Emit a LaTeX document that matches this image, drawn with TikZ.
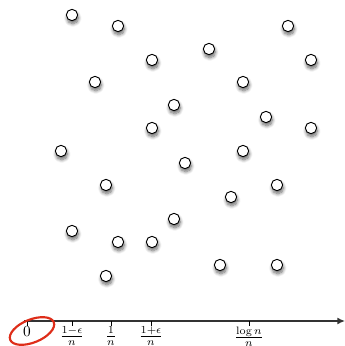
\documentclass[tikz,border=0pt]{standalone}
\usetikzlibrary{arrows.meta,shadows.blur}

\definecolor{markred}{RGB}{222,45,25}

\tikzset{
  pt/.style={circle,draw,fill=white,semithick,inner sep=0pt,minimum size=0.26cm,
    blur shadow={shadow xshift=0.5pt,shadow yshift=-2pt,shadow opacity=60,
      shadow blur radius=2.2pt,shadow blur steps=8}},
  ticklab/.style={anchor=north,inner sep=1pt}
}

\begin{document}
\begin{tikzpicture}[x=0.0229cm,y=-0.0229cm]
  \useasboundingbox (0,0) rectangle (345,346);

  % random points
  \foreach \x/\y [count=\i] in {72/15,118/26,152/60,209/49,288/26,311/60,95/82,243/82,
      174/105,266/117,311/128,152/128,61/151,243/151,185/163,106/185,277/185,231/197,
      174/219,72/231,118/242,152/242,220/265,277/265,106/276}{
    \node[pt] (p\i) at (\x,\y) {};
  }

  % axis
  \coordinate (o) at (24,321);
  \coordinate (e) at (345,321);
  \draw[line width=0.9pt,black!80,-{Latex[length=5pt,width=4.5pt]}] (o) -- (e);

  % ticks
  \foreach \x/\lab/\nm in {27/$0$/zero,72/$\frac{1-\epsilon}{n}$/lo,111/$\frac{1}{n}$/mid,
      151/$\frac{1+\epsilon}{n}$/hi,249/$\frac{\log n}{n}$/lg}{
    \coordinate (t\nm) at (\x,321);
    \draw[thin] (t\nm) -- ++(0,5);
    \node[ticklab] (\nm) at (\x,325) {\lab};
  }

  % highlight the origin
  \draw[markred,line width=1.4pt,rotate around={22:(32,331)}] (32,331) ellipse (23.5 and 11.5);
\end{tikzpicture}
\end{document}
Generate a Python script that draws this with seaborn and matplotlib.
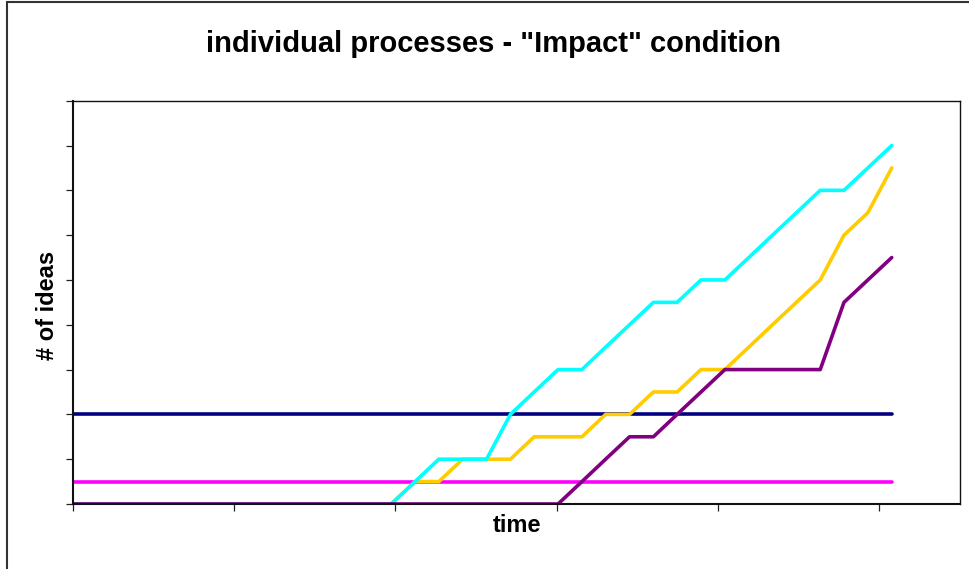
import matplotlib
matplotlib.use("Agg")
import matplotlib.pyplot as plt
from matplotlib.patches import Rectangle
import pandas as pd
import seaborn as sns

# Sampling times (minutes); the first sample is the start of the session
time = [0, 19.75, 21.23, 22.70, 24.18, 25.66, 27.14, 28.61, 30.09, 31.57, 33.04,
        34.52, 36.00, 37.47, 38.95, 40.43, 41.91, 43.38, 44.86, 46.34, 47.81,
        49.29, 50.77]

# Cumulative number of ideas per participant
navy = [2] * 23
magenta = [0.5] * 23
gold = [0, 0, 0.5, 0.5, 1, 1, 1, 1.5, 1.5, 1.5, 2, 2, 2.5, 2.5, 3, 3, 3.5, 4,
        4.5, 5, 6, 6.5, 7.5]
cyan = [0, 0, 0.5, 1, 1, 1, 2, 2.5, 3, 3, 3.5, 4, 4.5, 4.5, 5, 5, 5.5, 6, 6.5,
        7, 7, 7.5, 8]
purple = [0, 0, 0, 0, 0, 0, 0, 0, 0, 0.5, 1, 1.5, 1.5, 2, 2.5, 3, 3, 3, 3, 3,
          4.5, 5, 5.5]

series = {"P1": navy, "P2": magenta, "P3": gold, "P4": cyan, "P5": purple}
colors = {"P1": "#000080", "P2": "#FF00FF", "P3": "#FFCC00", "P4": "#00FFFF",
          "P5": "#800080"}

df = pd.concat(
    [pd.DataFrame({"time": time, "ideas": vals, "who": name})
     for name, vals in series.items()],
    ignore_index=True,
)

sns.set_theme(style="white")
plt.rcParams["font.family"] = ["Liberation Sans", "DejaVu Sans"]
plt.rcParams["text.color"] = "black"

fig = plt.figure(figsize=(9.69, 5.69), dpi=100)
ax = fig.add_axes([72.5 / 969, 1 - 504 / 569, (960 - 72.5) / 969, (504 - 100.7) / 569])

sns.lineplot(data=df, x="time", y="ideas", hue="who", hue_order=list(series),
             palette=colors, linewidth=2.6, legend=False, sort=False,
             estimator=None, ax=ax)

ax.set_xlim(0, 55)
ax.set_ylim(0, 9)
ax.set_xticks(range(0, 51, 10))
ax.set_yticks(range(0, 10))
ax.set_xticklabels([])
ax.set_yticklabels([])
ax.set_xlabel("")
ax.set_ylabel("")
ax.tick_params(axis="both", direction="out", length=5, width=0.9, color="#222222",
               bottom=True, left=True)
for s in ax.spines.values():
    s.set_color("#111111")
    s.set_linewidth(1.0)
ax.spines["left"].set_linewidth(1.5)
ax.spines["bottom"].set_linewidth(1.5)

fig.text(493 / 969, 1 - 44 / 569, 'individual processes - "Impact" condition',
         ha="center", va="center", fontsize=21, fontweight="bold", color="black")
fig.text(47 / 969, 1 - 305 / 569, "# of ideas", ha="center", va="center",
         rotation=90, fontsize=17, fontweight="bold", color="black")
fig.text(517 / 969, 1 - 525 / 569, "time", ha="center", va="center",
         fontsize=17, fontweight="bold", color="black")

# Chart frame (extends past the right and bottom edges)
fig.patches.append(Rectangle((7 / 969, -0.1), 1.2, (1 - 1.5 / 569) + 0.1,
                             transform=fig.transFigure, fill=False,
                             edgecolor="#333333", linewidth=1.5))

fig.savefig("out.png", dpi=100)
▬▬▬
DIRECTIONS> Output every entry verbatim. Pictures do not belong in the copy.

COMPLETED EXERCISE>
Emit a LaTeX document that matches this image, drawn with TikZ.
\documentclass[tikz,border=0pt]{standalone}
\usetikzlibrary{arrows.meta,shadows.blur}

\definecolor{markred}{RGB}{222,45,25}

\tikzset{
  pt/.style={circle,draw,fill=white,semithick,inner sep=0pt,minimum size=0.26cm,
    blur shadow={shadow xshift=0.5pt,shadow yshift=-2pt,shadow opacity=60,
      shadow blur radius=2.2pt,shadow blur steps=8}},
  ticklab/.style={anchor=north,inner sep=1pt}
}

\begin{document}
\begin{tikzpicture}[x=0.0229cm,y=-0.0229cm]
  \useasboundingbox (0,0) rectangle (345,346);

  % random points
  \foreach \x/\y [count=\i] in {72/15,118/26,152/60,209/49,288/26,311/60,95/82,243/82,
      174/105,266/117,311/128,152/128,61/151,243/151,185/163,106/185,277/185,231/197,
      174/219,72/231,118/242,152/242,220/265,277/265,106/276}{
    \node[pt] (p\i) at (\x,\y) {};
  }

  % axis
  \coordinate (o) at (24,321);
  \coordinate (e) at (345,321);
  \draw[line width=0.9pt,black!80,-{Latex[length=5pt,width=4.5pt]}] (o) -- (e);

  % ticks
  \foreach \x/\lab/\nm in {27/$0$/zero,72/$\frac{1-\epsilon}{n}$/lo,111/$\frac{1}{n}$/mid,
      151/$\frac{1+\epsilon}{n}$/hi,249/$\frac{\log n}{n}$/lg}{
    \coordinate (t\nm) at (\x,321);
    \draw[thin] (t\nm) -- ++(0,5);
    \node[ticklab] (\nm) at (\x,325) {\lab};
  }

  % highlight the origin
  \draw[markred,line width=1.4pt,rotate around={22:(32,331)}] (32,331) ellipse (23.5 and 11.5);
\end{tikzpicture}
\end{document}
Generate a Python script that draws this with seaborn and matplotlib.
import matplotlib
matplotlib.use("Agg")
import matplotlib.pyplot as plt
from matplotlib.patches import Rectangle
import pandas as pd
import seaborn as sns

# Sampling times (minutes); the first sample is the start of the session
time = [0, 19.75, 21.23, 22.70, 24.18, 25.66, 27.14, 28.61, 30.09, 31.57, 33.04,
        34.52, 36.00, 37.47, 38.95, 40.43, 41.91, 43.38, 44.86, 46.34, 47.81,
        49.29, 50.77]

# Cumulative number of ideas per participant
navy = [2] * 23
magenta = [0.5] * 23
gold = [0, 0, 0.5, 0.5, 1, 1, 1, 1.5, 1.5, 1.5, 2, 2, 2.5, 2.5, 3, 3, 3.5, 4,
        4.5, 5, 6, 6.5, 7.5]
cyan = [0, 0, 0.5, 1, 1, 1, 2, 2.5, 3, 3, 3.5, 4, 4.5, 4.5, 5, 5, 5.5, 6, 6.5,
        7, 7, 7.5, 8]
purple = [0, 0, 0, 0, 0, 0, 0, 0, 0, 0.5, 1, 1.5, 1.5, 2, 2.5, 3, 3, 3, 3, 3,
          4.5, 5, 5.5]

series = {"P1": navy, "P2": magenta, "P3": gold, "P4": cyan, "P5": purple}
colors = {"P1": "#000080", "P2": "#FF00FF", "P3": "#FFCC00", "P4": "#00FFFF",
          "P5": "#800080"}

df = pd.concat(
    [pd.DataFrame({"time": time, "ideas": vals, "who": name})
     for name, vals in series.items()],
    ignore_index=True,
)

sns.set_theme(style="white")
plt.rcParams["font.family"] = ["Liberation Sans", "DejaVu Sans"]
plt.rcParams["text.color"] = "black"

fig = plt.figure(figsize=(9.69, 5.69), dpi=100)
ax = fig.add_axes([72.5 / 969, 1 - 504 / 569, (960 - 72.5) / 969, (504 - 100.7) / 569])

sns.lineplot(data=df, x="time", y="ideas", hue="who", hue_order=list(series),
             palette=colors, linewidth=2.6, legend=False, sort=False,
             estimator=None, ax=ax)

ax.set_xlim(0, 55)
ax.set_ylim(0, 9)
ax.set_xticks(range(0, 51, 10))
ax.set_yticks(range(0, 10))
ax.set_xticklabels([])
ax.set_yticklabels([])
ax.set_xlabel("")
ax.set_ylabel("")
ax.tick_params(axis="both", direction="out", length=5, width=0.9, color="#222222",
               bottom=True, left=True)
for s in ax.spines.values():
    s.set_color("#111111")
    s.set_linewidth(1.0)
ax.spines["left"].set_linewidth(1.5)
ax.spines["bottom"].set_linewidth(1.5)

fig.text(493 / 969, 1 - 44 / 569, 'individual processes - "Impact" condition',
         ha="center", va="center", fontsize=21, fontweight="bold", color="black")
fig.text(47 / 969, 1 - 305 / 569, "# of ideas", ha="center", va="center",
         rotation=90, fontsize=17, fontweight="bold", color="black")
fig.text(517 / 969, 1 - 525 / 569, "time", ha="center", va="center",
         fontsize=17, fontweight="bold", color="black")

# Chart frame (extends past the right and bottom edges)
fig.patches.append(Rectangle((7 / 969, -0.1), 1.2, (1 - 1.5 / 569) + 0.1,
                             transform=fig.transFigure, fill=False,
                             edgecolor="#333333", linewidth=1.5))

fig.savefig("out.png", dpi=100)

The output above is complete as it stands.